Despite nearly unanimous recognition of Theresa May ‘s dedication to the task and hard work, and the very polite way in which the proceedings were conducted with PM and MPs addressing one another as ‘My most honourable friend’ -and one MP repeated it so many times while questioning Mrs. May that it became reminiscent of Marc Antony’s Funeral oration (Julius Caesar, Shakespeare) when Mark Antony repeated that ‘Brutus was an honorable man’– there was an outbreak of rebellion on both sides of the aisle: it became apparent that neither the Prime Minister’s party nor the opposition would accept the deal.

One might wonder who had actually had time to read the 585-page draft deal overnight. Nevertheless, news outlets summarized the main points, some of which we are passing on to our readers:
– Britain will leave the EU on March 29, 2019.

– A transition period will ensue until December 2020. During this time Britain will continue to follow many EU rules.

– There will be no hard border between Northern Ireland and the Republic of Ireland –no-one wants to resuscitate the Irish ‘troubles’! However, a backstop provision has been put in place in case no customs deal is reached during the transition period. This provision foresees “a single customs territory between the UK and EU”: the UK must follow EU rules and to pull out both sides must agree. In this (worst case?) scenario, British sovereignty would be lost, which is what Brexiteers did not want to surrender in the first place.

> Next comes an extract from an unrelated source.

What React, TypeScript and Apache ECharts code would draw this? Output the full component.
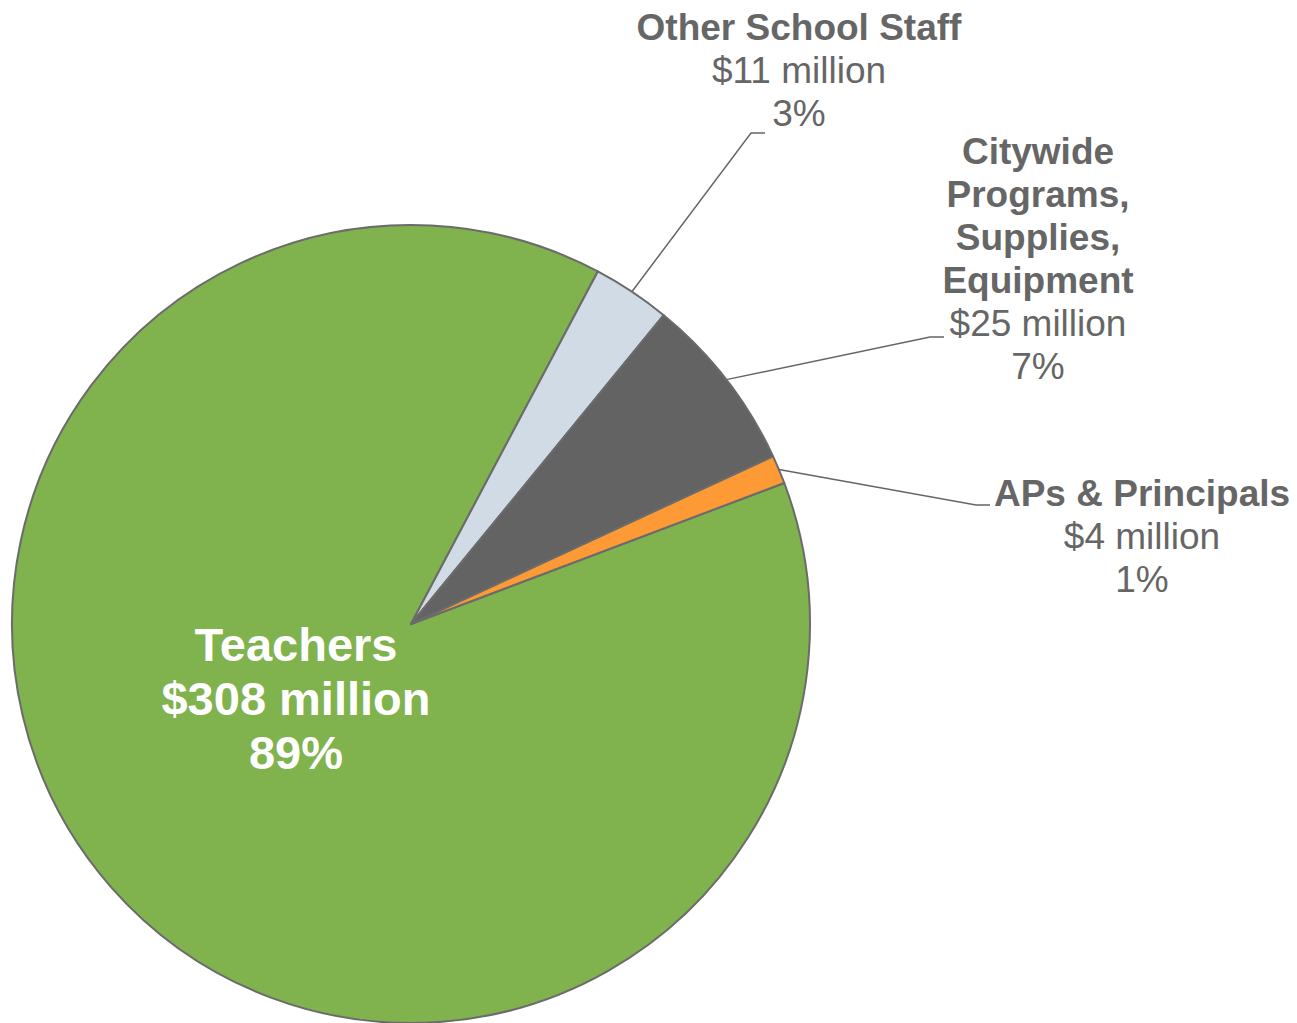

– Financial markets–“Entities established in the United Kingdom shall be treated as entities located outside the Union.”  This could potentially make UK markets less attractive to international companies.

– Freedom of movement –“No exit visa, entry visa or equivalent formality shall be required of holders of a valid (UK or EU) document”.

So, what is to be done? During her very trying session in Parliament, Theresa May made it clear that there were three paths for Britain to take:
•No deal — which practically everyone agrees would be a disaster.
•The risk of No Brexit–which many are calling for but the PM staunchly refuses to consider.
•Accept The Best Possible deal –which Mrs. May insists is the best course of action but for which she has little support even in her own camp. At this point, a “meaningful vote” seems unlikely and even Theresa May’s position as Prime Minister is at risk.

Meanwhile, back in Brussels, officials who say it is “This deal of No deal” are most likely gloating over the chaotic response to the draft deal in Britain. Certainly, EU negotiators have taken a particularly punitive stance towards Brexit, presumably hoping to discourage other member states from following the British example.

Only time will tell what the outcome will be of the highly uncertain fate of Brexit.